:: Exercise ::
Check every line for the word "this" and state how many lines have it. Reply with the number alone.

------------------------------------------------------------------------

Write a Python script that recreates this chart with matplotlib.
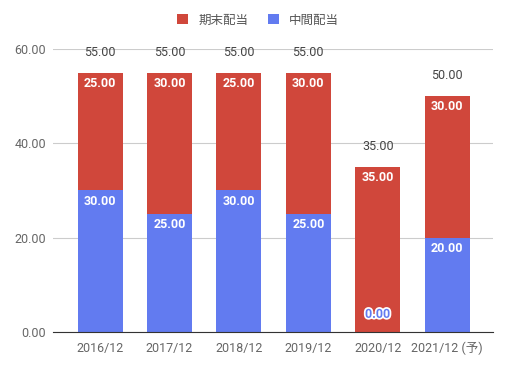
import matplotlib
matplotlib.use("Agg")
import matplotlib.pyplot as plt
import matplotlib.patheffects as pe
import numpy as np

plt.rcParams['font.family'] = ['Roboto', 'Noto Sans CJK JP']

categories = ["2016/12", "2017/12", "2018/12", "2019/12", "2020/12", "2021/12 (予)"]
interim = [30.0, 25.0, 30.0, 25.0, 0.0, 20.0]     # 中間配当
year_end = [25.0, 30.0, 25.0, 30.0, 35.0, 30.0]   # 期末配当
totals = [55.0, 55.0, 55.0, 55.0, 35.0, 50.0]

RED = "#d0473b"
BLUE = "#627bf0"

fig = plt.figure(figsize=(5.11, 3.68), dpi=100)
ax = fig.add_axes([0.104, 0.098, 0.861, 0.769])

x = np.arange(len(categories))
w = 0.65
ax.bar(x, interim, w, color=BLUE, zorder=2, label="中間配当")
ax.bar(x, year_end, w, bottom=interim, color=RED, zorder=2, label="期末配当")

ax.set_ylim(0, 60)
ax.set_xlim(-0.677, len(categories) - 1 + 0.663)
ax.set_yticks([0, 20, 40, 60])
ax.set_yticklabels([f"{v:.2f}" for v in [0, 20, 40, 60]])
ax.set_xticks(x)
ax.set_xticklabels(categories)
ax.tick_params(length=0, labelsize=9, colors="#666666", pad=7)
ax.tick_params(axis="y", pad=5)
ax.grid(axis="y", color="#cccccc", linewidth=0.8, zorder=0)
for s in ["top", "right", "left"]:
    ax.spines[s].set_visible(False)
ax.spines["bottom"].set_color("#333333")
ax.spines["bottom"].set_zorder(3)

for i in range(len(categories)):
    # total above the bar
    ax.annotate(f"{totals[i]:.2f}", (x[i], totals[i]), xytext=(0, 10),
                textcoords="offset points", ha="center", va="bottom",
                fontsize=9, color="#444444")
    # year-end segment label
    ax.annotate(f"{year_end[i]:.2f}", (x[i], interim[i] + year_end[i]), xytext=(0, -3),
                textcoords="offset points", ha="center", va="top",
                fontsize=9, color="white", fontweight="bold")
    # interim segment label
    if interim[i] > 0:
        ax.annotate(f"{interim[i]:.2f}", (x[i], interim[i]), xytext=(0, -3),
                    textcoords="offset points", ha="center", va="top",
                    fontsize=9, color="white", fontweight="bold")
    else:
        ax.annotate(f"{interim[i]:.2f}", (x[i], 0), xytext=(0, 8),
                    textcoords="offset points", ha="center", va="bottom",
                    fontsize=9, color=BLUE, fontweight="bold",
                    path_effects=[pe.withStroke(linewidth=2.5, foreground="white")])

handles, labels = ax.get_legend_handles_labels()
fig.legend(handles[::-1], labels[::-1], loc="center", bbox_to_anchor=(0.505, 0.945),
           ncol=2, frameon=False, fontsize=9, handlelength=0.85, handleheight=0.85,
           columnspacing=1.6, handletextpad=0.8, labelcolor="#555555")

fig.savefig("out.png", dpi=100)
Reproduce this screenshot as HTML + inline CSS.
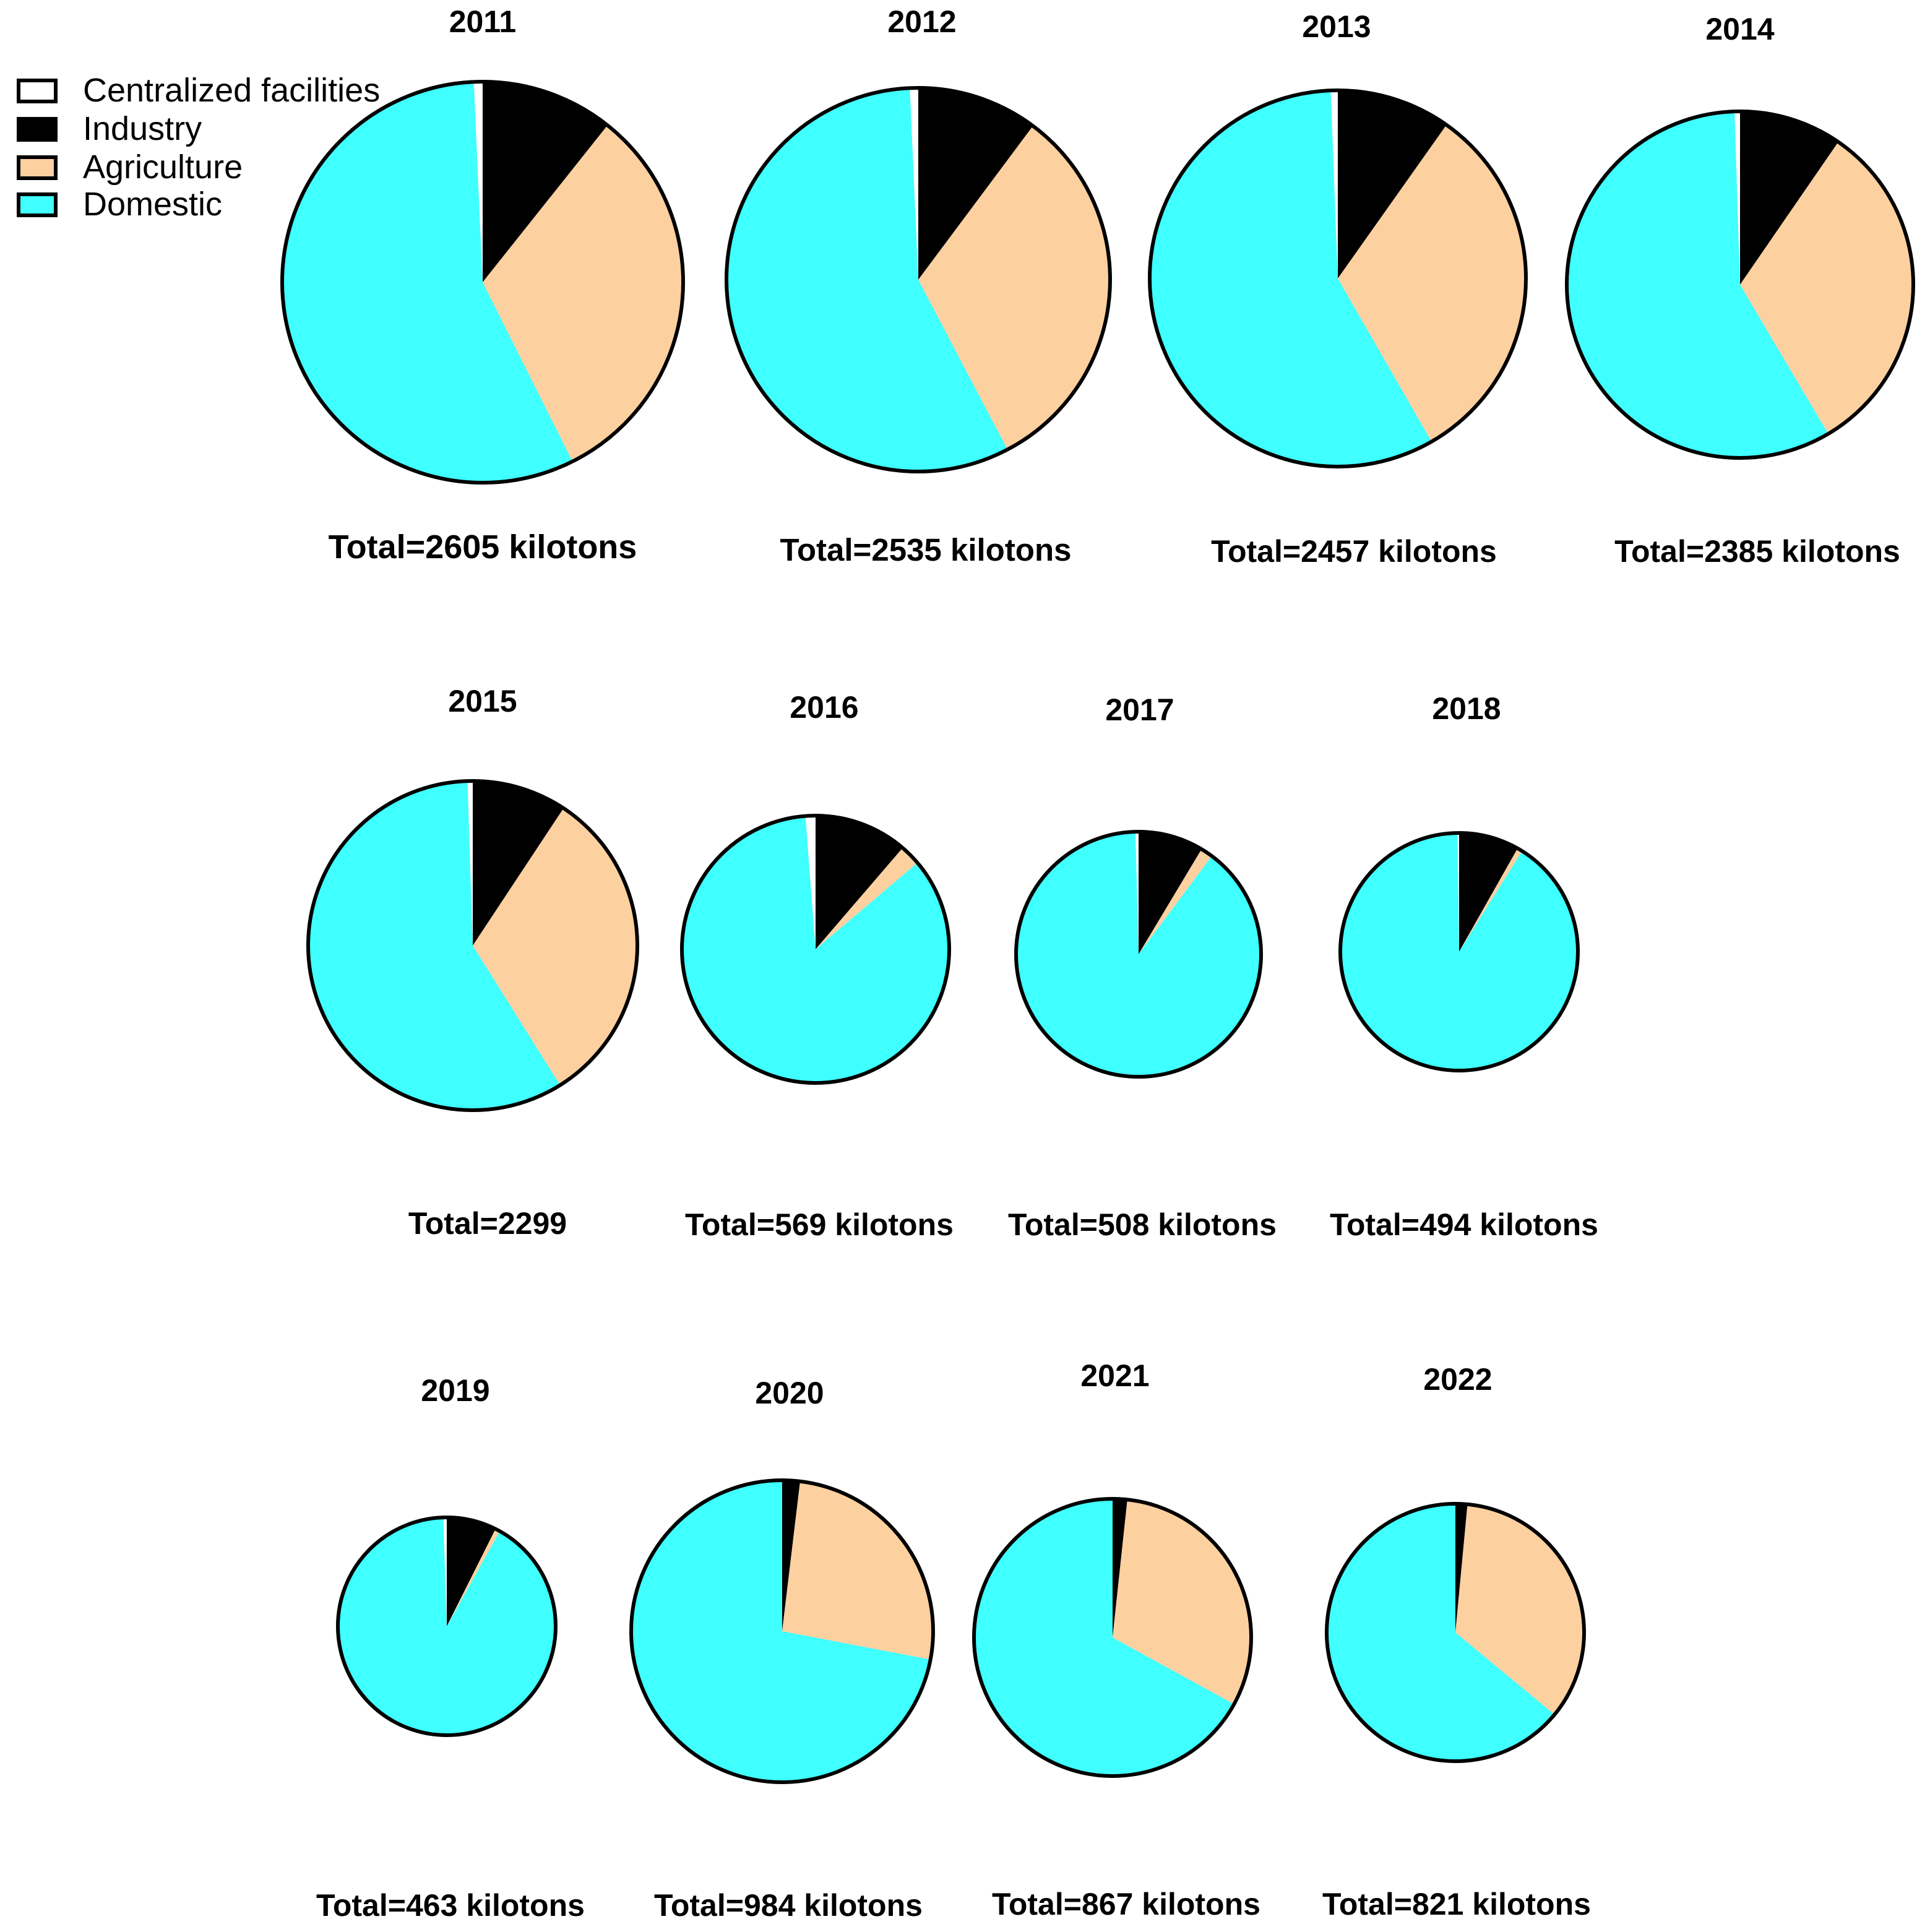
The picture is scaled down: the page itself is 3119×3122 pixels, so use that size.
<!DOCTYPE html>
<html><head><meta charset="utf-8"><style>
html,body{margin:0;padding:0;background:#fff}
svg{display:block}
text{font-family:"Liberation Sans",Arial,sans-serif}
</style></head><body>
<svg id="chart" width="3119" height="3122" viewBox="0 0 1559.5 1561">
<g>
 <g><rect x="15" y="65" width="30" height="17" fill="#fff" stroke="#000" stroke-width="3"/><text x="67" y="82" font-size="27">Centralized facilities</text></g>
 <g><rect x="15" y="96" width="30" height="17" fill="#000" stroke="#000" stroke-width="3"/><text x="67" y="113" font-size="27">Industry</text></g>
 <g><rect x="15" y="127" width="30" height="17" fill="#fdd0a0" stroke="#000" stroke-width="3"/><text x="67" y="144" font-size="27">Agriculture</text></g>
 <g><rect x="15" y="157" width="30" height="17" fill="#40ffff" stroke="#000" stroke-width="3"/><text x="67" y="174" font-size="27">Domestic</text></g>
</g>
<g id="pies"></g>
</svg>
<script>
const years=["2011","2012","2013","2014","2015","2016","2017","2018","2019","2020","2021","2022"];
const totals=[2605,2535,2457,2385,2299,569,508,494,463,984,867,821];
const totalLabels=["Total=2605 kilotons","Total=2535 kilotons","Total=2457 kilotons","Total=2385 kilotons","Total=2299","Total=569 kilotons","Total=508 kilotons","Total=494 kilotons","Total=463 kilotons","Total=984 kilotons","Total=867 kilotons","Total=821 kilotons"];
const industry=[10.7,10.2,9.8,9.6,9.3,11.3,8.6,8.2,7.4,1.9,1.7,1.5];
const agriculture=[31.9,32.1,31.9,31.9,31.8,2.5,1.6,0.7,0.7,26.1,31.3,34.5];
const domestic=[56.7,57.0,57.7,58.0,58.4,85.0,89.4,90.9,91.4,72.0,67.0,64.0];
const centralized=[0.7,0.7,0.6,0.5,0.5,1.2,0.4,0.2,0.5,0.0,0.0,0.0];
// layout (pixel positions, not data)
const cx=[390,742,1081,1406,382,659,920,1179,361,632,899,1176];
const cy=[228,226,225,230,764,767,771,769,1314,1318,1323,1319];
const rr=[162,155,152,140,133,108,99,96,88,122,112,104];
const titleY=[26,26,30,32,575,580,582,581,1132,1134,1120,1123];
const titleX=[390,745,1080,1406,390,666,921,1185,368,638,901,1178];
const totX=[390,748,1094,1420,394,662,923,1183,364,637,910,1177];
const totY=[451,453,454,454,997,998,998,998,1548,1548,1547,1547];
const totFont=[27,25.5,25,25,25,25,25,25,25,25,25,25];
const colors=["#000000","#fdd0a0","#40ffff","#ffffff"];
const names=["industry","agriculture","domestic","centralized"];
const NS="http://www.w3.org/2000/svg";
const g=document.getElementById("pies");
function pt(x,y,r,f){const a=f*2*Math.PI;return [x+r*Math.sin(a),y-r*Math.cos(a)];}
years.forEach((yr,i)=>{
  const grp=document.createElementNS(NS,"g");
  
  
  const vals=[industry[i],agriculture[i],domestic[i],centralized[i]];
  const sum=vals.reduce((a,b)=>a+b,0);
  let acc=0;
  vals.forEach((v,k)=>{
    if(v<=0)return;
    const f0=acc/sum,f1=(acc+v)/sum;acc+=v;
    const p0=pt(cx[i],cy[i],rr[i],f0),p1=pt(cx[i],cy[i],rr[i],f1);
    const large=(f1-f0)>0.5?1:0;
    const p=document.createElementNS(NS,"path");
    p.setAttribute("d",`M${cx[i]},${cy[i]} L${p0[0]},${p0[1]} A${rr[i]},${rr[i]} 0 ${large} 1 ${p1[0]},${p1[1]} Z`);
    p.setAttribute("fill",colors[k]);
    
    
    grp.appendChild(p);
  });
  const c=document.createElementNS(NS,"circle");
  c.setAttribute("cx",cx[i]);c.setAttribute("cy",cy[i]);c.setAttribute("r",rr[i]);
  c.setAttribute("fill","none");c.setAttribute("stroke","#000");c.setAttribute("stroke-width","3");
  
  
  grp.appendChild(c);
  const t=document.createElementNS(NS,"text");
  t.setAttribute("x",titleX[i]);t.setAttribute("y",titleY[i]);t.setAttribute("text-anchor","middle");
  t.setAttribute("font-size","25");t.setAttribute("font-weight","bold");t.textContent=yr;
  
  
  grp.appendChild(t);
  const tt=document.createElementNS(NS,"text");
  tt.setAttribute("x",totX[i]);tt.setAttribute("y",totY[i]);tt.setAttribute("text-anchor","middle");
  tt.setAttribute("font-size",totFont[i]);tt.setAttribute("font-weight","bold");tt.textContent=totalLabels[i];
  
  
  grp.appendChild(tt);
  g.appendChild(grp);
});
</script>
</body></html>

------------------------------------------------------------------------

:: Full response ::
2